##### Provided records
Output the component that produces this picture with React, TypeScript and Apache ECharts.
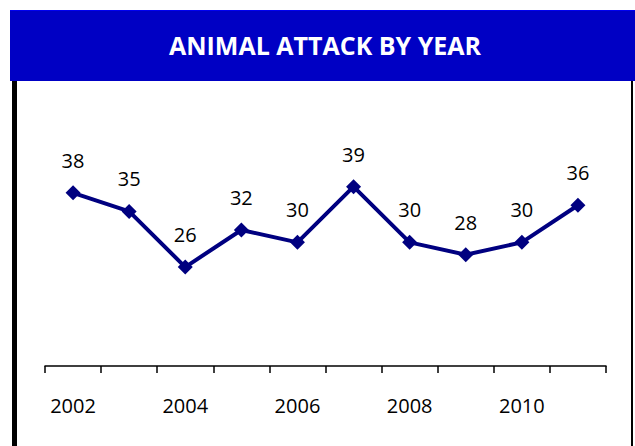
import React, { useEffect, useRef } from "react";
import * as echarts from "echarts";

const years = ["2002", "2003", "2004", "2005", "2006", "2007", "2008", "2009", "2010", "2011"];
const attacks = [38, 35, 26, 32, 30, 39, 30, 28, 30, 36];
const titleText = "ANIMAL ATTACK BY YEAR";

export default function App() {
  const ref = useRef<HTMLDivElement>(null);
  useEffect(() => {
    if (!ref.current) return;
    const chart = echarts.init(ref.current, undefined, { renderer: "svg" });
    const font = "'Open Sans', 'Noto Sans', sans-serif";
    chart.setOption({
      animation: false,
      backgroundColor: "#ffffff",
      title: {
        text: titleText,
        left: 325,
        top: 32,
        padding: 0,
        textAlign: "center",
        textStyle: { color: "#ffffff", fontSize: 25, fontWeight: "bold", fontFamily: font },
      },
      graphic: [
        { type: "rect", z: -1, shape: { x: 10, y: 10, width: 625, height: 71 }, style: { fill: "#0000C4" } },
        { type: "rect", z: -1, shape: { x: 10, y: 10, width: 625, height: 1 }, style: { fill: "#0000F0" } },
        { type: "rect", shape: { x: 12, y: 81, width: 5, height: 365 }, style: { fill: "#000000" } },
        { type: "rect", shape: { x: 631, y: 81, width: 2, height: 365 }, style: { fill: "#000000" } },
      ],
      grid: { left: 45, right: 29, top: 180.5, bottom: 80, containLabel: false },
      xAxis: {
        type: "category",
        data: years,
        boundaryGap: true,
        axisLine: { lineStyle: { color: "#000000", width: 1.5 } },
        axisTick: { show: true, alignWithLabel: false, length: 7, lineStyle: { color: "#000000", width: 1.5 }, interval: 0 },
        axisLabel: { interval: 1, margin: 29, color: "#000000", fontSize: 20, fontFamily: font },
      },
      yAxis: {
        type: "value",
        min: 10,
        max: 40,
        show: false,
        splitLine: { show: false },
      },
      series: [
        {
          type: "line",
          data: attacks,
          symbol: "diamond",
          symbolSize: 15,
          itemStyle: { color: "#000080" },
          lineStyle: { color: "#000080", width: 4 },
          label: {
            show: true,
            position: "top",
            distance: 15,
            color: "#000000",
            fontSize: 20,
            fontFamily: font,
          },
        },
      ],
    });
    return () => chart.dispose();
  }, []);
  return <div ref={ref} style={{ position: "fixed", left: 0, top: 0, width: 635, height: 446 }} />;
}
##########
##### Provided records
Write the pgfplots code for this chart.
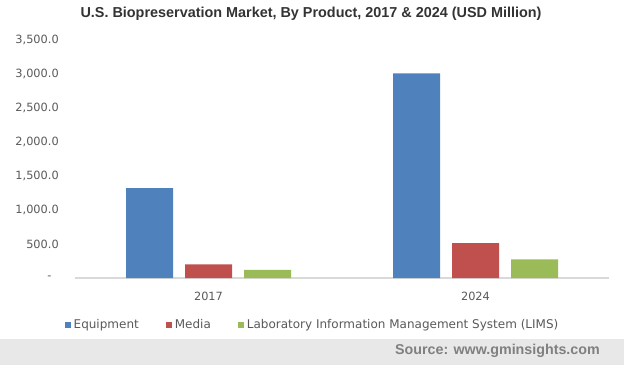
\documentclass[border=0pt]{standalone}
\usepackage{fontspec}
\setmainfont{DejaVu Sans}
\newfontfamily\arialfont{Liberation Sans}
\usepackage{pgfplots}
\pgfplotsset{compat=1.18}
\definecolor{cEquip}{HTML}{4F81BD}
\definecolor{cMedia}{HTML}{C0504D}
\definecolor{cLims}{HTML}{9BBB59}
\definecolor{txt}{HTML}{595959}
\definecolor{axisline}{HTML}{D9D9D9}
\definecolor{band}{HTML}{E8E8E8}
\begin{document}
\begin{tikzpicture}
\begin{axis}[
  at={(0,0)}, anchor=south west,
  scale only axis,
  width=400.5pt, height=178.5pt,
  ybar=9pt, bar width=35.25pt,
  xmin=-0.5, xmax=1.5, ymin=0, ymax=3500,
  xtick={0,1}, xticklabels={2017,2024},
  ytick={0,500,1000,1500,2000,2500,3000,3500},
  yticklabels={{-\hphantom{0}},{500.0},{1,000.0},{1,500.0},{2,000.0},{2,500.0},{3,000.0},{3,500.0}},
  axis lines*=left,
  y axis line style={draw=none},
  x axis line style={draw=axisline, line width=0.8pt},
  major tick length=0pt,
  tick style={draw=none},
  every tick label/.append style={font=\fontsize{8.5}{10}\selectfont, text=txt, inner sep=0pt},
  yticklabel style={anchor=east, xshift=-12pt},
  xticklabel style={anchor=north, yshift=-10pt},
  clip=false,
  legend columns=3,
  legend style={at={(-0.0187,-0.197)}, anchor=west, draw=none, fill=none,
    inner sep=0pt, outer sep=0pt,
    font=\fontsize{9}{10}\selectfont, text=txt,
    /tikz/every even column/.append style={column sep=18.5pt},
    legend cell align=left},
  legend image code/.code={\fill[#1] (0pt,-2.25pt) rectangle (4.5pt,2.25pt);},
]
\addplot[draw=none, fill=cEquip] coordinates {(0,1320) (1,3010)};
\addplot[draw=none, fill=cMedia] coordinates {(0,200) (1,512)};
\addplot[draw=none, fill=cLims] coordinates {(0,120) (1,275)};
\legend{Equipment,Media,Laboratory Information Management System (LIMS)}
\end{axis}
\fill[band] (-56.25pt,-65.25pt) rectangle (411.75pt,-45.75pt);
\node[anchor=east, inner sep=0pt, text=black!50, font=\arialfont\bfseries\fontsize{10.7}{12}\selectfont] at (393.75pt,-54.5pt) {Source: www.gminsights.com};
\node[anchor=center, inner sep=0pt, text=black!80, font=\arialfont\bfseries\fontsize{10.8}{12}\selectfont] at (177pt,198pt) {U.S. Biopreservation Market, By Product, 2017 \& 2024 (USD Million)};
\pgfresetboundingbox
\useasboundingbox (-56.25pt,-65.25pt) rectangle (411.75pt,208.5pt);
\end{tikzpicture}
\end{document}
##########
##### Provided records
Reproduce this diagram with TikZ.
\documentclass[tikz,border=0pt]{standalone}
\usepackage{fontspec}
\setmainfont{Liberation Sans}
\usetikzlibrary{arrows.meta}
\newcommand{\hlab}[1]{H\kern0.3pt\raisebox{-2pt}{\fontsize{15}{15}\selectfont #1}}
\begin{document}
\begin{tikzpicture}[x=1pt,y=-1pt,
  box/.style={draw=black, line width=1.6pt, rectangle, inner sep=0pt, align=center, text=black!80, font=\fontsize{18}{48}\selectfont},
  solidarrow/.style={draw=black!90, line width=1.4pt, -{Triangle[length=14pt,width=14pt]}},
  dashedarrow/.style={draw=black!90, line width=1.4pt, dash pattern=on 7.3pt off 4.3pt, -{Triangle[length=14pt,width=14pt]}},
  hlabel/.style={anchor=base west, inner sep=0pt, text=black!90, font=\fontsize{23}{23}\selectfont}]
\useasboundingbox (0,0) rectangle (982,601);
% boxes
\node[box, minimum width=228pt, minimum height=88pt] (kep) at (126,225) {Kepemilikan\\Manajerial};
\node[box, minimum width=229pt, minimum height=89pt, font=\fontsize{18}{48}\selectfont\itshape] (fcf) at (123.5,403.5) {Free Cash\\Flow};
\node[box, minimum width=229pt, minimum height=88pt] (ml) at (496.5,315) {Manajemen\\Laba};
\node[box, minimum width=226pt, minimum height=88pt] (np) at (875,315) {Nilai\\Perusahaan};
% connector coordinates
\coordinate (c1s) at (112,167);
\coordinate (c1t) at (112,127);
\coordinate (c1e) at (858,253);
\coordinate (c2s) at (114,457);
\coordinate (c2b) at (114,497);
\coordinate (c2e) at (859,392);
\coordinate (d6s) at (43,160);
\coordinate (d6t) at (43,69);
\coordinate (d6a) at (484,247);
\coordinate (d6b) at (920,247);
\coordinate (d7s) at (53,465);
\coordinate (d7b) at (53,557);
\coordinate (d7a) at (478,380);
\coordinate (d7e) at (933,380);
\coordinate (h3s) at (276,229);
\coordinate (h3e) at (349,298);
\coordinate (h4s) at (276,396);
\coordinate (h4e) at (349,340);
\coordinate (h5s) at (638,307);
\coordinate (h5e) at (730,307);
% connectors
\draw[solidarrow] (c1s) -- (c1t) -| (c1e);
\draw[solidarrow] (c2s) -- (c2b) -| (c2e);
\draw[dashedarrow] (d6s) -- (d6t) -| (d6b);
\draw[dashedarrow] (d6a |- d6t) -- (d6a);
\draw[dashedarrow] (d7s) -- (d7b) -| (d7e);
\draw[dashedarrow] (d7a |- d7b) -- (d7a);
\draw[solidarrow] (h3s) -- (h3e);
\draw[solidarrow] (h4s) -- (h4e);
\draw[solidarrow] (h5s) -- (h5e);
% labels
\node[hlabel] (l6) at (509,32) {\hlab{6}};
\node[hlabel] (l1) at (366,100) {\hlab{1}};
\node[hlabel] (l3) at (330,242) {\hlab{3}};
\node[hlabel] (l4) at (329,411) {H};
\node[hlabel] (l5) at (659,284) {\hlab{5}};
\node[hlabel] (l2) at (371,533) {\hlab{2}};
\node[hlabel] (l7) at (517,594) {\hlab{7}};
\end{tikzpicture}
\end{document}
##########
• **What to do**
From the line with "Output the component" to the line with "import * as", set down those lines word for word and only those, counting both ends. Pictures stay out of the copy.

• **Result of this exercise**
Output the component that produces this picture with React, TypeScript and Apache ECharts.
import React, { useEffect, useRef } from "react";
import * as echarts from "echarts";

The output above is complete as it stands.